The nineteenth century virtually ignored Klopstock, and to modern readers his themes seem lofty and distant, his forms empty and esoteric.
Klopstock was a pioneer in preparing the way for German Classicism and subsequent developments. His legacy extends from Goethe, Friedrich Hölderlin, Rainer Maria Rilke, and Stefan George to contemporary poets such as Paul Celan and Johannes Bobrowski. Language itself constitutes the center of Klopstock's enterprise, and he stands beside Luther and Goethe as a reformer and regenerator of German. He was the first strong poetic personality, and he imbued the position of poet with dignity and divine calling. Finally, and most important, the status he gave to imagination and emotion engendered a new understanding of the nature of poetry.

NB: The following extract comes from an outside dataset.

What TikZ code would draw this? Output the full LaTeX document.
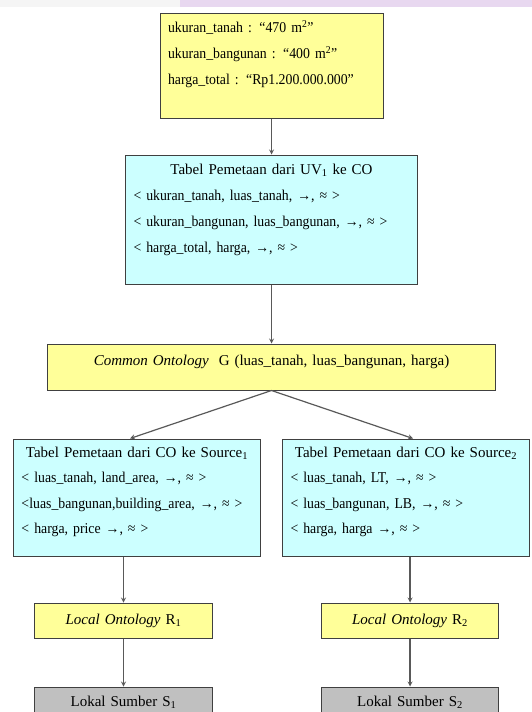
\documentclass[tikz,border=0pt]{standalone}
\usepackage{fontspec}
\setmainfont{Liberation Serif}
\newfontfamily\sempit[FakeStretch=0.92]{Liberation Serif}
\usetikzlibrary{positioning}

\definecolor{boxyellow}{HTML}{FFFF99}
\definecolor{boxcyan}{HTML}{CCFFFF}
\definecolor{boxgrey}{HTML}{C0C0C0}
\definecolor{boxline}{HTML}{404040}
\definecolor{bandlilac}{HTML}{E8D8F0}

\begin{document}
\begin{tikzpicture}[x=1bp, y=1bp, >=stealth,
  every node/.style={draw=boxline, line width=1bp, rectangle, inner xsep=8bp, inner ysep=0bp,
    font=\fontsize{15bp}{26bp}\selectfont},
  databox/.style={fill=boxyellow, text width=207bp, align=left, text height=19bp, text depth=85bp},
  uvbox/.style={fill=boxcyan, text width=276bp, align=left, text height=19bp, text depth=110bp},
  cobox/.style={fill=boxyellow, text width=431bp, align=center, text height=21bp, text depth=25bp},
  srcbox/.style={fill=boxcyan, text width=231bp, align=left, text height=18bp, text depth=99bp,
    font=\fontsize{15bp}{25.5bp}\selectfont},
  ontobox/.style={fill=boxyellow, text width=161bp, align=center, text height=21bp, text depth=14bp},
  sumberbox/.style={fill=boxgrey, text width=161bp, align=center, text height=19bp, text depth=26bp},
  panah/.style={->, draw=black!65, line width=1.2bp}]

  \useasboundingbox (0,0) rectangle (532,-712);

  % Scan band at the top
  \fill[black!4] (0,0) rectangle (180,-7);
  \fill[bandlilac] (180,0) rectangle (532,-7);

  % Nodes
  \node[databox] (data) at (271.5,-66) {\sempit ukuran\_tanah : “470 m\textsuperscript{2}”\\
    ukuran\_bangunan : “400 m\textsuperscript{2}”\\
    harga\_total : “Rp1.200.000.000”};
  \node[uvbox, below=36bp of data] (uv) {\makebox[\linewidth]{Tabel Pemetaan dari UV\textsubscript{1} ke CO}\\
    \sempit < ukuran\_tanah, luas\_tanah, →, ≈ >\\
    < ukuran\_bangunan, luas\_bangunan, →, ≈ >\\
    < harga\_total, harga, →, ≈ >};
  \node[cobox, below=59bp of uv] (co) {\textit{Common Ontology}\ \ G (luas\_tanah, luas\_bangunan, harga)};

  \node[srcbox, below=48bp of co, xshift=-134.5bp] (src1) {\makebox[\linewidth]{Tabel Pemetaan dari CO ke Source\textsubscript{1}}\\
    \sempit < luas\_tanah, land\_area, →, ≈ >\\
    <luas\_bangunan,building\_area, →, ≈ >\\
    < harga, price →, ≈ >};
  \node[srcbox, below=48bp of co, xshift=134.5bp] (src2) {\makebox[\linewidth]{Tabel Pemetaan dari CO ke Source\textsubscript{2}}\\
    \sempit < luas\_tanah, LT, →, ≈ >\\
    < luas\_bangunan, LB, →, ≈ >\\
    < harga, harga →, ≈ >};

  \node[ontobox, below=46bp of src1, xshift=-13.5bp] (lo1) {\textit{Local Ontology} R\textsubscript{1}};
  \node[ontobox, below=46bp of src2, xshift=4bp] (lo2) {\textit{Local Ontology} R\textsubscript{2}};

  \node[sumberbox, below=48bp of lo1] (ls1) {Lokal Sumber S\textsubscript{1}};
  \node[sumberbox, below=48bp of lo2] (ls2) {Lokal Sumber S\textsubscript{2}};

  % Arrows
  \draw[panah] (data) -- (uv);
  \draw[panah] (uv) -- (co);
  \draw[panah] (co.south) -- ([xshift=-7bp]src1.north);
  \draw[panah] (co.south) -- ([xshift=7bp]src2.north);
  \draw[panah] (src1.south -| lo1.north) -- (lo1);
  \draw[panah] (src2.south -| lo2.north) -- (lo2);
  \draw[panah] (lo1) -- (ls1);
  \draw[panah] (lo2) -- (ls2);
\end{tikzpicture}
\end{document}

Klopstock was born on 2 July 1724 in Quedlinburg, Saxony, the first of seventeen children in the prosperous bourgeois family of Gottlob Heinrich Klopstock and Anna Maria Klopstock, née Schmidt. From his father, a government official, he inherited a strong, self-reliant spirit as well as an athletic prowess which he maintained into old age. He was raised in the Protestant religion, which furnished the framework for a large part of his literary work. The family lived from 1732 to 1736 on a country estate, Friedeburg on the Saale River, where Klopstock acquired a reverence for nature.